• [Set task]: Reproduce the records below exactly, leaving out any pictures.

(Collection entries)
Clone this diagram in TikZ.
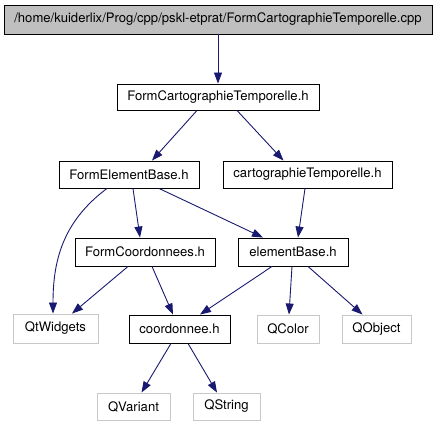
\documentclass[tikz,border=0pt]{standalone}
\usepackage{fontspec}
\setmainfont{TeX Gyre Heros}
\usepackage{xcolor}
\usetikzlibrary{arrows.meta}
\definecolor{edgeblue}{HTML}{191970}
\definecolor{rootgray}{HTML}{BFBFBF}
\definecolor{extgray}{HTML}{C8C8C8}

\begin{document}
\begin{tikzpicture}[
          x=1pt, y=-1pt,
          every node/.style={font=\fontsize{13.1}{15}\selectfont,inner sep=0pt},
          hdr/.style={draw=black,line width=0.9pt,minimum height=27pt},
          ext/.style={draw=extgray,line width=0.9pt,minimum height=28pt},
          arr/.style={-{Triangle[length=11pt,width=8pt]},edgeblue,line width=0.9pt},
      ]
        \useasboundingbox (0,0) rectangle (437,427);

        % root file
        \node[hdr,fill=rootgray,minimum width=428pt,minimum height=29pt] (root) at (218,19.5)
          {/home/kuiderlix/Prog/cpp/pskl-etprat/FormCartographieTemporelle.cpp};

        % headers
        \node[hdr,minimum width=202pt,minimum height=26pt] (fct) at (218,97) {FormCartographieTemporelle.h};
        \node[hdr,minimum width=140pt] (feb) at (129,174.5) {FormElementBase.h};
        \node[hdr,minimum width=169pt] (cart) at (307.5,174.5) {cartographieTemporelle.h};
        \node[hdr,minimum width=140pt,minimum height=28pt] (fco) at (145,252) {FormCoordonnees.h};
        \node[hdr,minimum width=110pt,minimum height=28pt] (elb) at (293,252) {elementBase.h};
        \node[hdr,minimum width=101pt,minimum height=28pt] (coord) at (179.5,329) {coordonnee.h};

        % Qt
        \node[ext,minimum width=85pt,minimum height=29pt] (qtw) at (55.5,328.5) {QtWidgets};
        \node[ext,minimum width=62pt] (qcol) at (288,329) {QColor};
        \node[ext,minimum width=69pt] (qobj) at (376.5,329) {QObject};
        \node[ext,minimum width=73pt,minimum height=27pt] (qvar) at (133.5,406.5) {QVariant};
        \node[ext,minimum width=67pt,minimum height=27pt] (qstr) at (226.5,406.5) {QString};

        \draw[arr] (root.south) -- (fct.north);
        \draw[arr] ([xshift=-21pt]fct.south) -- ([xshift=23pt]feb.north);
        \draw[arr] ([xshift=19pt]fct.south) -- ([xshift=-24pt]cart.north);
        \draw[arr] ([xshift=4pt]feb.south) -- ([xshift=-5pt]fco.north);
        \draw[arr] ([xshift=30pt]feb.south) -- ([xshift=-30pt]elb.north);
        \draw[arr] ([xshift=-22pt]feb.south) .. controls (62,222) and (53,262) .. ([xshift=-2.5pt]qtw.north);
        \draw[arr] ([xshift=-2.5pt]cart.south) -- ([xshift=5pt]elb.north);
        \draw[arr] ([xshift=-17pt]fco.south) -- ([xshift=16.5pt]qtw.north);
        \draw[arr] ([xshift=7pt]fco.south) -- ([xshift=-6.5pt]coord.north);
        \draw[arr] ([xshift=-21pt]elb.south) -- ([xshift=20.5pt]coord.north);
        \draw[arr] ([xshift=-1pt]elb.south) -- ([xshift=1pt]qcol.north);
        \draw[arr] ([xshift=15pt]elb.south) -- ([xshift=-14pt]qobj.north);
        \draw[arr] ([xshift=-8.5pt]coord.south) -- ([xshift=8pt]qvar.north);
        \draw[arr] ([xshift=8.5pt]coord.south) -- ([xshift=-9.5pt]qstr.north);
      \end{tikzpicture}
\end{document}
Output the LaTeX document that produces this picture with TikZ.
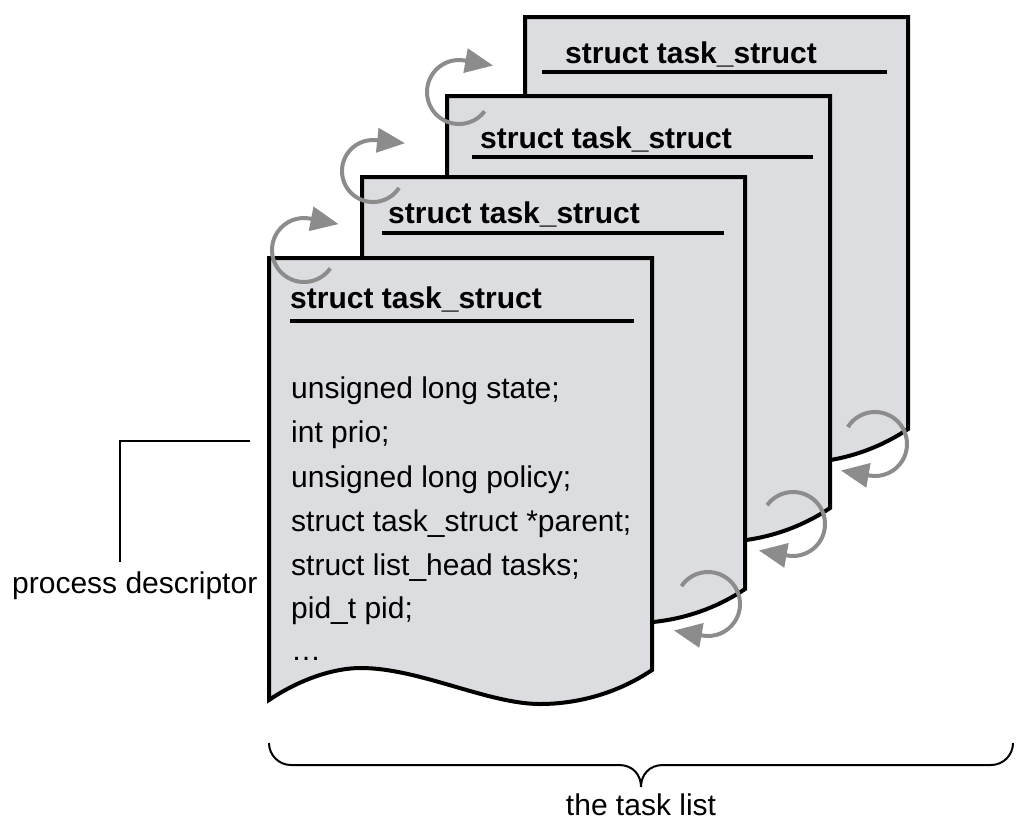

• [Expected answer]:
Clone this diagram in TikZ.
\documentclass[tikz,border=0pt]{standalone}
\usepackage{fontspec}
\setmainfont{TeX Gyre Heros}
\usepackage{xcolor}
\usetikzlibrary{arrows.meta}
\definecolor{edgeblue}{HTML}{191970}
\definecolor{rootgray}{HTML}{BFBFBF}
\definecolor{extgray}{HTML}{C8C8C8}

\begin{document}
\begin{tikzpicture}[
          x=1pt, y=-1pt,
          every node/.style={font=\fontsize{13.1}{15}\selectfont,inner sep=0pt},
          hdr/.style={draw=black,line width=0.9pt,minimum height=27pt},
          ext/.style={draw=extgray,line width=0.9pt,minimum height=28pt},
          arr/.style={-{Triangle[length=11pt,width=8pt]},edgeblue,line width=0.9pt},
      ]
        \useasboundingbox (0,0) rectangle (437,427);

        % root file
        \node[hdr,fill=rootgray,minimum width=428pt,minimum height=29pt] (root) at (218,19.5)
          {/home/kuiderlix/Prog/cpp/pskl-etprat/FormCartographieTemporelle.cpp};

        % headers
        \node[hdr,minimum width=202pt,minimum height=26pt] (fct) at (218,97) {FormCartographieTemporelle.h};
        \node[hdr,minimum width=140pt] (feb) at (129,174.5) {FormElementBase.h};
        \node[hdr,minimum width=169pt] (cart) at (307.5,174.5) {cartographieTemporelle.h};
        \node[hdr,minimum width=140pt,minimum height=28pt] (fco) at (145,252) {FormCoordonnees.h};
        \node[hdr,minimum width=110pt,minimum height=28pt] (elb) at (293,252) {elementBase.h};
        \node[hdr,minimum width=101pt,minimum height=28pt] (coord) at (179.5,329) {coordonnee.h};

        % Qt
        \node[ext,minimum width=85pt,minimum height=29pt] (qtw) at (55.5,328.5) {QtWidgets};
        \node[ext,minimum width=62pt] (qcol) at (288,329) {QColor};
        \node[ext,minimum width=69pt] (qobj) at (376.5,329) {QObject};
        \node[ext,minimum width=73pt,minimum height=27pt] (qvar) at (133.5,406.5) {QVariant};
        \node[ext,minimum width=67pt,minimum height=27pt] (qstr) at (226.5,406.5) {QString};

        \draw[arr] (root.south) -- (fct.north);
        \draw[arr] ([xshift=-21pt]fct.south) -- ([xshift=23pt]feb.north);
        \draw[arr] ([xshift=19pt]fct.south) -- ([xshift=-24pt]cart.north);
        \draw[arr] ([xshift=4pt]feb.south) -- ([xshift=-5pt]fco.north);
        \draw[arr] ([xshift=30pt]feb.south) -- ([xshift=-30pt]elb.north);
        \draw[arr] ([xshift=-22pt]feb.south) .. controls (62,222) and (53,262) .. ([xshift=-2.5pt]qtw.north);
        \draw[arr] ([xshift=-2.5pt]cart.south) -- ([xshift=5pt]elb.north);
        \draw[arr] ([xshift=-17pt]fco.south) -- ([xshift=16.5pt]qtw.north);
        \draw[arr] ([xshift=7pt]fco.south) -- ([xshift=-6.5pt]coord.north);
        \draw[arr] ([xshift=-21pt]elb.south) -- ([xshift=20.5pt]coord.north);
        \draw[arr] ([xshift=-1pt]elb.south) -- ([xshift=1pt]qcol.north);
        \draw[arr] ([xshift=15pt]elb.south) -- ([xshift=-14pt]qobj.north);
        \draw[arr] ([xshift=-8.5pt]coord.south) -- ([xshift=8pt]qvar.north);
        \draw[arr] ([xshift=8.5pt]coord.south) -- ([xshift=-9.5pt]qstr.north);
      \end{tikzpicture}
\end{document}
Output the LaTeX document that produces this picture with TikZ.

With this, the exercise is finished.